14. The method claimed in claim 13, wherein a packet descriptor is employed in referencing a corresponding packet pending processing at the packet switching node, the method comprising:

a. adding to the input queue a packet descriptor corresponding to each received packet;

b. inspecting a plurality of head-of-line registers in sequence to find a head-of-line register not referencing a valid packet descriptor; and

c. setting the value of the first found head-of-line register not referencing a valid packet descriptor to reference the packet descriptor added to the input queue.

15. A method of forwarding packets queued in a plurality of input queues via a plurality of output ports of a packet switching node, the method comprising inspecting a plurality of head-of-line packets queued in each input queue in identifying a queued packet for which a corresponding destination output port is idle.

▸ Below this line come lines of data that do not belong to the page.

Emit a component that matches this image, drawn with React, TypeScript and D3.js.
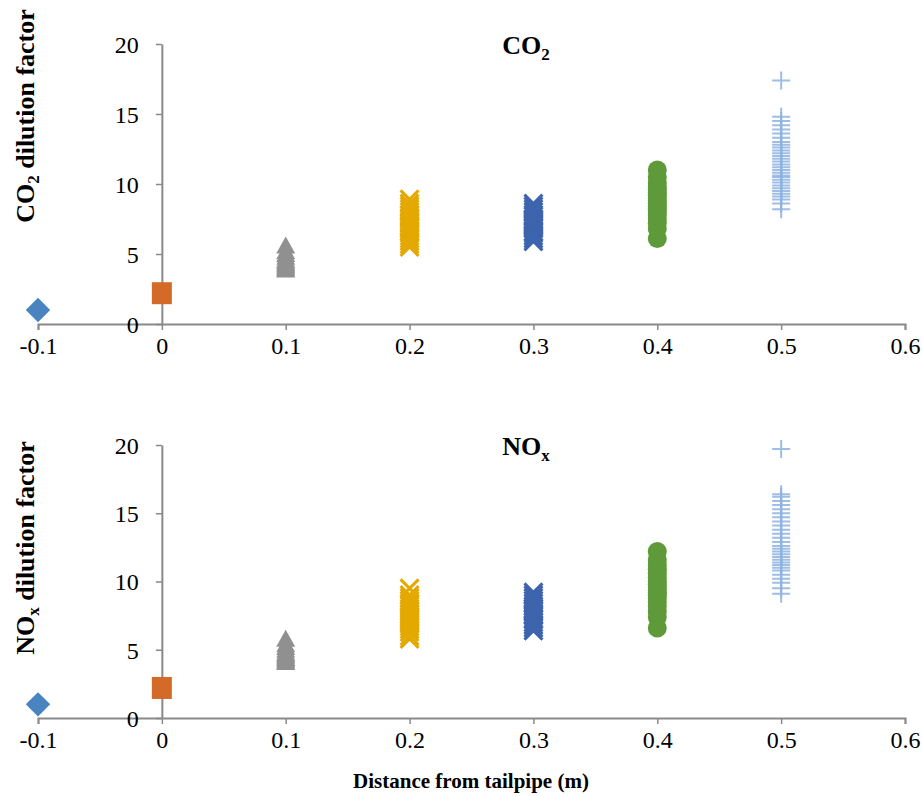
import React, { useRef, useEffect } from "react";
import * as d3 from "d3";

// x positions of each group (m)
const groups = [-0.1, 0, 0.1, 0.2, 0.3, 0.4, 0.5];
const xTicks = [-0.1, 0, 0.1, 0.2, 0.3, 0.4, 0.5, 0.6];
const yTicks = [0, 5, 10, 15, 20];

// CO2 dilution factor
const co2Tail = [1.0];
const co2At0 = [2.2];
const co2At01 = [3.9, 4.0, 4.1, 4.2, 4.3, 4.4, 4.5, 4.6, 4.8, 5.0, 5.2, 5.6];
const co2At02 = [5.5, 5.7, 5.9, 6.1, 6.3, 6.5, 6.6, 6.8, 6.9, 7.0, 7.2, 7.3, 7.5, 7.6, 7.8, 8.0, 8.2, 8.4, 8.6, 8.9];
const co2At03 = [5.9, 6.1, 6.3, 6.5, 6.6, 6.8, 6.9, 7.0, 7.1, 7.2, 7.3, 7.4, 7.5, 7.7, 7.8, 8.0, 8.2, 8.4, 8.6];
const co2At04 = [6.1, 6.8, 7.2, 7.5, 7.8, 8.0, 8.2, 8.4, 8.6, 8.8, 9.0, 9.2, 9.4, 9.6, 9.8, 10.1, 10.5, 11.0];
const co2At05 = [8.2, 8.6, 8.9, 9.1, 9.3, 9.5, 9.7, 9.9, 10.1, 10.3, 10.5, 10.6, 10.8, 11.0, 11.2, 11.4, 11.6, 11.8, 12.0, 12.2, 12.4, 12.6, 12.8, 13.0, 13.3, 13.6, 13.9, 14.2, 14.5, 14.8, 17.4];

// NOx dilution factor
const noxTail = [1.0];
const noxAt0 = [2.2];
const noxAt01 = [4.1, 4.2, 4.3, 4.4, 4.5, 4.6, 4.7, 4.8, 5.0, 5.2, 5.4, 5.8];
const noxAt02 = [5.8, 6.0, 6.3, 6.5, 6.7, 6.9, 7.1, 7.3, 7.4, 7.6, 7.8, 8.0, 8.2, 8.4, 8.6, 8.8, 9.0, 9.5];
const noxAt03 = [6.4, 6.6, 6.8, 7.0, 7.2, 7.3, 7.5, 7.6, 7.8, 7.9, 8.0, 8.2, 8.4, 8.6, 8.8, 9.0, 9.2];
const noxAt04 = [6.6, 7.4, 7.8, 8.2, 8.5, 8.8, 9.0, 9.2, 9.4, 9.6, 9.8, 10.0, 10.3, 10.6, 10.9, 11.2, 11.6, 12.2];
const noxAt05 = [9.1, 9.5, 9.9, 10.2, 10.5, 10.8, 11.0, 11.2, 11.4, 11.6, 11.8, 12.0, 12.2, 12.4, 12.6, 12.9, 13.2, 13.5, 13.8, 14.1, 14.4, 14.7, 15.0, 15.3, 15.6, 15.9, 16.2, 16.4, 19.7];

const markers = ["diamond", "square", "triangle", "x", "x", "circle", "plus"];
const colors = ["#4A84C0", "#D46A28", "#909090", "#E4A900", "#3D64AD", "#5F9A3A", "#8DB3E2"];

const serif = "'Liberation Serif', 'Times New Roman', serif";

function drawPanel(g, series, yRange, title, titleSub, yLabel, yLabelSub, labelY) {
  const x = d3.scaleLinear().domain([-0.1, 0.6]).range([38, 905]);
  const y = d3.scaleLinear().domain([0, 20]).range(yRange);
  const axisColor = "#898989";

  // x axis
  const xAxis = g.append("g").attr("transform", `translate(0,${y(0)})`)
    .call(d3.axisBottom(x).tickValues(xTicks).tickSize(6).tickFormat((d) => `${d}`));
  xAxis.attr("font-size", null).attr("font-family", null);
  xAxis.select(".domain").attr("stroke", axisColor).attr("stroke-width", 2);
  xAxis.selectAll(".tick line").attr("stroke", axisColor).attr("stroke-width", 1.5);
  xAxis.selectAll(".tick text").style("font-family", serif).style("font-size", "24px")
    .attr("fill", "#000").attr("dy", "0.85em").attr("y", 10);

  // y axis at x = 0
  const yAxis = g.append("g").attr("transform", `translate(${x(0)},0)`)
    .call(d3.axisLeft(y).tickValues(yTicks).tickSize(6).tickSizeOuter(0));
  yAxis.attr("font-size", null).attr("font-family", null);
  yAxis.select(".domain").attr("stroke", axisColor).attr("stroke-width", 2);
  yAxis.selectAll(".tick line").attr("stroke", axisColor).attr("stroke-width", 1.5);
  yAxis.selectAll(".tick text").style("font-family", serif).style("font-size", "24px")
    .attr("fill", "#000").attr("x", -23).attr("dy", "0.35em");

  series.forEach((vals, i) => {
    const cx = x(groups[i]);
    const m = markers[i];
    const c = colors[i];
    const sg = g.append("g");
    vals.forEach((v) => {
      const cy = y(v);
      if (m === "diamond") {
        sg.append("path").attr("d", d3.symbol(d3.symbolDiamond2, 380)())
          .attr("transform", `translate(${cx},${cy})`).attr("fill", c);
      } else if (m === "square") {
        sg.append("rect").attr("x", cx - 10).attr("y", cy - 11).attr("width", 20).attr("height", 22)
          .attr("fill", c);
      } else if (m === "triangle") {
        sg.append("path").attr("d", `M${cx},${cy - 9}L${cx + 9.5},${cy + 8}L${cx - 9.5},${cy + 8}Z`)
          .attr("fill", c);
      } else if (m === "circle") {
        sg.append("circle").attr("cx", cx).attr("cy", cy).attr("r", 9.5).attr("fill", c);
      } else if (m === "x") {
        sg.append("path").attr("d", `M${cx - 9},${cy - 9}L${cx + 9},${cy + 9}M${cx + 9},${cy - 9}L${cx - 9},${cy + 9}`)
          .attr("stroke", c).attr("stroke-width", 3).attr("fill", "none");
      } else if (m === "plus") {
        sg.append("path").attr("d", `M${cx - 9},${cy}L${cx + 9},${cy}M${cx},${cy - 9}L${cx},${cy + 9}`)
          .attr("stroke", c).attr("stroke-width", 2).attr("fill", "none").attr("opacity", 0.85);
      }
    });
  });

  // title
  const t = g.append("text").attr("x", 526).attr("y", yRange[1] + 10).attr("text-anchor", "middle")
    .attr("font-family", serif).attr("font-size", 26).attr("font-weight", "bold").attr("fill", "#000");
  t.append("tspan").text(title);
  t.append("tspan").attr("font-size", 17).attr("dy", 6).text(titleSub);

  // y label
  const yl = g.append("text").attr("transform", `translate(34,${labelY}) rotate(-90)`)
    .attr("text-anchor", "middle").attr("font-family", serif).attr("font-size", 26)
    .attr("font-weight", "bold").attr("fill", "#000");
  yl.append("tspan").text(yLabel);
  yl.append("tspan").attr("font-size", 17).attr("dy", 5).text(yLabelSub);
  yl.append("tspan").attr("dy", -5).text(" dilution factor");
}

export default function App() {
  const ref = useRef(null);

  useEffect(() => {
    const svg = d3.select(ref.current);
    svg.selectAll("*").remove();
    svg.append("rect").attr("width", 922).attr("height", 797).attr("fill", "#fff");

    drawPanel(svg.append("g"),
      [co2Tail, co2At0, co2At01, co2At02, co2At03, co2At04, co2At05],
      [324, 44], "CO", "2", "CO", "2", 116);
    drawPanel(svg.append("g"),
      [noxTail, noxAt0, noxAt01, noxAt02, noxAt03, noxAt04, noxAt05],
      [718, 445], "NO", "x", "NO", "x", 548);

    svg.append("text").attr("x", 471).attr("y", 788).attr("text-anchor", "middle")
      .attr("font-family", serif).attr("font-size", 21).attr("font-weight", "bold")
      .attr("fill", "#000").text("Distance from tailpipe (m)");
  }, []);

  return (
    <div style={{ position: "absolute", left: 0, top: 0 }}>
      <svg ref={ref} width={922} height={797} style={{ display: "block" }}></svg>
    </div>
  );
}
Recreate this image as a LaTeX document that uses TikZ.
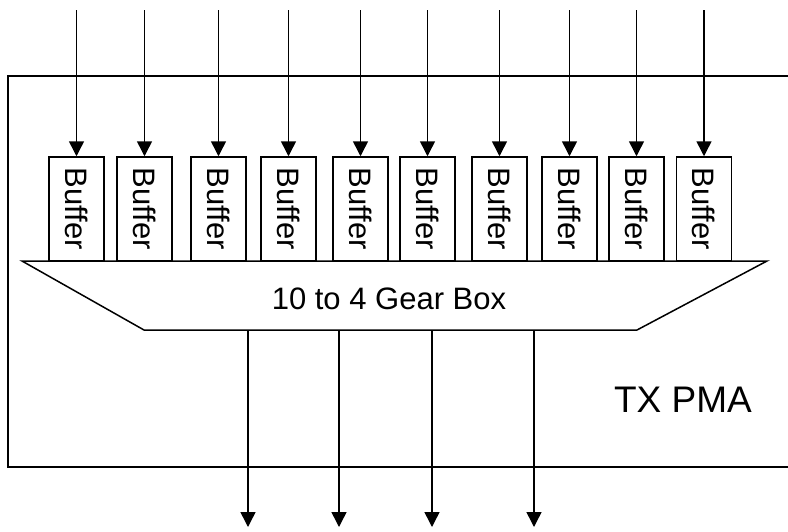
\documentclass[tikz,border=0pt]{standalone}
\usepackage{fontspec}
\setmainfont{Liberation Sans}
\usetikzlibrary{arrows.meta}

\begin{document}
\begin{tikzpicture}[x=1pt, y=-1pt,
            buffer/.style={rectangle, draw=black, line width=1.5pt, inner sep=0pt,
                           minimum width=55pt, minimum height=104pt,
                           font=\fontsize{31}{36}\selectfont},
            label/.style={inner sep=0pt},
            wire/.style={line width=1.5pt},
            arrow/.style={line width=1.5pt, -{Triangle[width=15pt,length=15pt]}}
        ]
        \useasboundingbox (0,0) rectangle (788,531);
        % TX PMA block, open on the right
        \draw[wire] (788,76) -- (8,76) -- (8,467) -- (788,467);
        \node[label, font=\fontsize{37}{42}\selectfont] (pma) at (683,400) {TX PMA};
        % gear box
        \coordinate (gtl) at (22,261);
        \coordinate (gtr) at (767,261);
        \coordinate (gbr) at (637,330);
        \coordinate (gbl) at (144,330);
        \draw[wire, fill=white] (gtl) -- (gtr) -- (gbr) -- (gbl) -- cycle;
        \node[label, font=\fontsize{31}{36}\selectfont] (gear) at (389,299) {10 to 4 Gear Box};
        % buffers with inputs
        \foreach \x [count=\i] in {76.5,144.5,218.5,288.5,360.5,427.5,499.5,569.5,636.5,704} {
            \node[buffer] (b\i) at (\x,209) {\rotatebox{-90}{Buffer}};
            \coordinate (in\i) at (\x,10);
            \draw[arrow] (in\i) -- (b\i.north);
        }
        % outputs
        \foreach \x [count=\i] in {248,339,432,534} {
            \coordinate (o\i) at (\x,330);
            \coordinate (out\i) at (\x,527);
            \draw[arrow] (o\i) -- (out\i);
        }
\end{tikzpicture}
\end{document}
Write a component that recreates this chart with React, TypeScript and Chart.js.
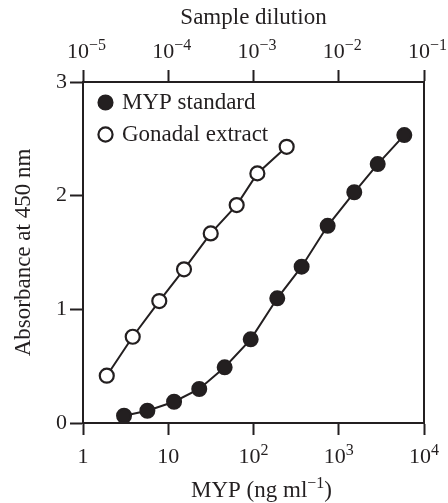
import React, { useEffect, useRef } from 'react';
import { Chart, registerables } from 'chart.js';

Chart.register(...registerables);

// MYP standard: concentration (ng/ml) vs absorbance
const mypConc = [3.03, 5.69, 11.7, 23.1, 45.9, 92.7, 190, 367, 741, 1521, 2864, 5875];
const mypAbs = [0.064, 0.108, 0.187, 0.299, 0.49, 0.736, 1.097, 1.375, 1.735, 2.03, 2.278, 2.533];

// Gonadal extract: sample dilution vs absorbance
const gonadDilution = [1.9e-5, 3.83e-5, 7.85e-5, 1.53e-4, 3.15e-4, 6.35e-4, 1.11e-3, 2.45e-3];
const gonadAbs = [0.416, 0.759, 1.073, 1.352, 1.668, 1.917, 2.196, 2.43];

const concTicks = [1, 10, 100, 1000, 10000];
const concTickBase = ['1', '10', '10', '10', '10'];
const concTickExp = ['', '', '2', '3', '4'];
const dilutionTicks = [1e-5, 1e-4, 1e-3, 1e-2, 1e-1];
const dilutionTickBase = ['10', '10', '10', '10', '10'];
const dilutionTickExp = ['\u22125', '\u22124', '\u22123', '\u22122', '\u22121'];
const absTicks = [0, 1, 2, 3];

const xTitleParts = ['MYP (ng ml', '\u22121', ')'];
const x2Title = 'Sample dilution';
const yTitle = 'Absorbance at 450 nm';

const INK = '#231f20';
const FAMILY = "'Liberation Serif', 'Times New Roman', serif";

export default function App() {
  const ref = useRef<HTMLCanvasElement>(null);

  useEffect(() => {
    const fixTicks = (vals: number[]) => (scale: any) => {
      scale.ticks = vals.map((v) => ({ value: v }));
    };
    const tickFont = { family: FAMILY, size: 22 };
    const titleFont = { family: FAMILY, size: 23 };

    const legendPlace = {
      id: 'legendPlace',
      afterLayout(chart: any) {
        const lg = chart.legend;
        if (!lg) return;
        const ca = chart.chartArea;
        const w = lg.width;
        const h = lg.height;
        lg.left = ca.left + 8.5;
        lg.top = ca.top;
        lg.right = lg.left + w;
        lg.bottom = lg.top + h;
      },
    };

    // Draws power-of-ten tick labels (with real superscripts) at the scales' tick positions
    const powerLabels = {
      id: 'powerLabels',
      afterDraw(chart: any) {
        const ctx = chart.ctx;
        ctx.save();
        ctx.fillStyle = INK;
        ctx.textAlign = 'left';
        ctx.textBaseline = 'alphabetic';
        const drawSet = (scale: any, vals: number[], base: string[], exp: string[], baseline: number, shift: number) => {
          vals.forEach((v, i) => {
            const px = scale.getPixelForValue(v);
            ctx.font = `22px ${FAMILY}`;
            const wb = ctx.measureText(base[i]).width;
            ctx.font = `16px ${FAMILY}`;
            const we = exp[i] ? ctx.measureText(exp[i]).width : 0;
            const x0 = px - (wb + we) / 2 + shift;
            ctx.font = `22px ${FAMILY}`;
            ctx.fillText(base[i], x0, baseline);
            if (exp[i]) {
              ctx.font = `16px ${FAMILY}`;
              ctx.fillText(exp[i], x0 + wb, baseline - 8);
            }
          });
        };
        const sx = chart.scales.x;
        const sx2 = chart.scales.x2;
        drawSet(sx, concTicks, concTickBase, concTickExp, sx.top + 40, 0);
        drawSet(sx2, dilutionTicks, dilutionTickBase, dilutionTickExp, sx2.bottom - 24, 3.5);

        // bottom axis title with superscript
        ctx.font = `23px ${FAMILY}`;
        const w0 = ctx.measureText(xTitleParts[0]).width;
        const w2 = ctx.measureText(xTitleParts[2]).width;
        ctx.font = `16px ${FAMILY}`;
        const w1 = ctx.measureText(xTitleParts[1]).width;
        const cx = (sx.left + sx.right) / 2 + 8;
        const by = sx.top + 74;
        let x = cx - (w0 + w1 + w2) / 2;
        ctx.font = `23px ${FAMILY}`;
        ctx.fillText(xTitleParts[0], x, by);
        x += w0;
        ctx.font = `16px ${FAMILY}`;
        ctx.fillText(xTitleParts[1], x, by - 9);
        x += w1;
        ctx.font = `23px ${FAMILY}`;
        ctx.fillText(xTitleParts[2], x, by);
        ctx.restore();
      },
    };

    const chart = new Chart(ref.current as HTMLCanvasElement, {
      type: 'line',
      data: {
        datasets: [
          {
            label: 'MYP standard',
            data: mypConc.map((x, i) => ({ x, y: mypAbs[i] })),
            xAxisID: 'x',
            yAxisID: 'y',
            borderColor: INK,
            borderWidth: 2,
            pointRadius: 7,
            pointBackgroundColor: INK,
            pointBorderColor: INK,
            pointBorderWidth: 2,
            pointStyle: 'circle',
            fill: false,
            tension: 0,
          },
          {
            label: 'Gonadal extract',
            data: gonadDilution.map((x, i) => ({ x, y: gonadAbs[i] })),
            xAxisID: 'x2',
            yAxisID: 'y',
            borderColor: INK,
            borderWidth: 2,
            pointRadius: 7,
            pointBackgroundColor: '#ffffff',
            pointBorderColor: INK,
            pointBorderWidth: 2.2,
            pointStyle: 'circle',
            fill: false,
            tension: 0,
          },
        ],
      },
      options: {
        responsive: false,
        animation: false,
        layout: { padding: 0 },
        plugins: {
          tooltip: { enabled: false },
          legend: {
            position: 'chartArea',
            align: 'start',
            labels: {
              usePointStyle: true,
              boxHeight: 10,
              boxWidth: 10,
              padding: 9,
              color: INK,
              font: titleFont,
            },
          },
        },
        scales: {
          x: {
            type: 'logarithmic',
            position: 'bottom',
            min: 1,
            max: 10000,
            afterBuildTicks: fixTicks(concTicks),
            afterFit: (s: any) => { s.height = 80; },
            ticks: { display: false },
            grid: { drawOnChartArea: false, tickLength: 12, tickWidth: 2, tickColor: INK },
            border: { color: INK, width: 2 },
            title: { display: false },
          },
          x2: {
            type: 'logarithmic',
            position: 'top',
            min: 1e-5,
            max: 1e-1,
            afterBuildTicks: fixTicks(dilutionTicks),
            afterFit: (s: any) => { s.height = 82; },
            ticks: { display: false },
            grid: { drawOnChartArea: false, tickLength: 12, tickWidth: 2, tickColor: INK },
            border: { color: INK, width: 2 },
            title: { display: true, text: x2Title, color: INK, font: titleFont, padding: { top: 4, bottom: 0 } },
          },
          y: {
            type: 'linear',
            position: 'left',
            min: 0,
            max: 3,
            afterBuildTicks: fixTicks(absTicks),
            afterFit: (s: any) => { s.width = 83; },
            ticks: { padding: 3, color: INK, font: tickFont },
            grid: { drawOnChartArea: false, tickLength: 13, tickWidth: 2, tickColor: INK },
            border: { color: INK, width: 2 },
            title: { display: true, text: yTitle, color: INK, font: titleFont, padding: { top: 10, bottom: 0 } },
          },
          y2: {
            type: 'linear',
            position: 'right',
            min: 0,
            max: 3,
            afterFit: (s: any) => { s.width = 24; },
            ticks: { display: false },
            grid: { display: false, drawTicks: false },
            border: { display: true, color: INK, width: 2 },
          },
        },
      },
      plugins: [legendPlace, powerLabels],
    } as any);

    return () => chart.destroy();
  }, []);

  return (
    <div style={{ position: 'absolute', left: 0, top: 0, width: 448, height: 503, background: '#fff' }}>
      <canvas ref={ref} width={448} height={503} style={{ display: 'block' }} />
    </div>
  );
}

16. A method of dequeuing packets queued for processing in an input queue at a packet switching node, the method comprising:

a. determining whether a first destination output port via which a first head-of-line packet queued in the input queue is to be forwarded, is idle;

b. if the first destination output port via which the first head-of-line packet queued in the input queue is to be forwarded is idle, assigning the packet to the first destination output port for forwarding therethrough, and removing the packet from the input queue;

c. if the first destination output port via which the first head-of-line packet queued in the input queue is to be forwarded, is busy, determining whether a second destination output port via which a subsequent head-of-line packet queued in the input queue behind the first head-of-line packet is to be forwarded, is idle; and

d. if the second destination output port via which the subsequent head-of-line packet is to be forwarded is idle, assigning the subsequent packet to the second destination output port for forwarding therethrough, and removing the subsequent packet from the input queue.

17. The method claimed in claim 16, wherein each determination as to whether a destination output port is idle is performed responsive to a service request, the method further comprising:

a. tracking the number of service requests received during an input queue service cycle; and

b. selecting a head-of-line packet for matching with a corresponding destination output port based on the cumulative number of queue service requests received during each service cycle.

18. The method claimed in claim 16, wherein head-of-line packets are accessed via a plurality of head-of-line registers referencing corresponding head-of-line packets queued in the input queue, the method further comprising updating references to head-of-line packets specified in head-of-line registers behind and including the head-of-line register corresponding to the head-of-line packet which was matched with a corresponding idle destination output port.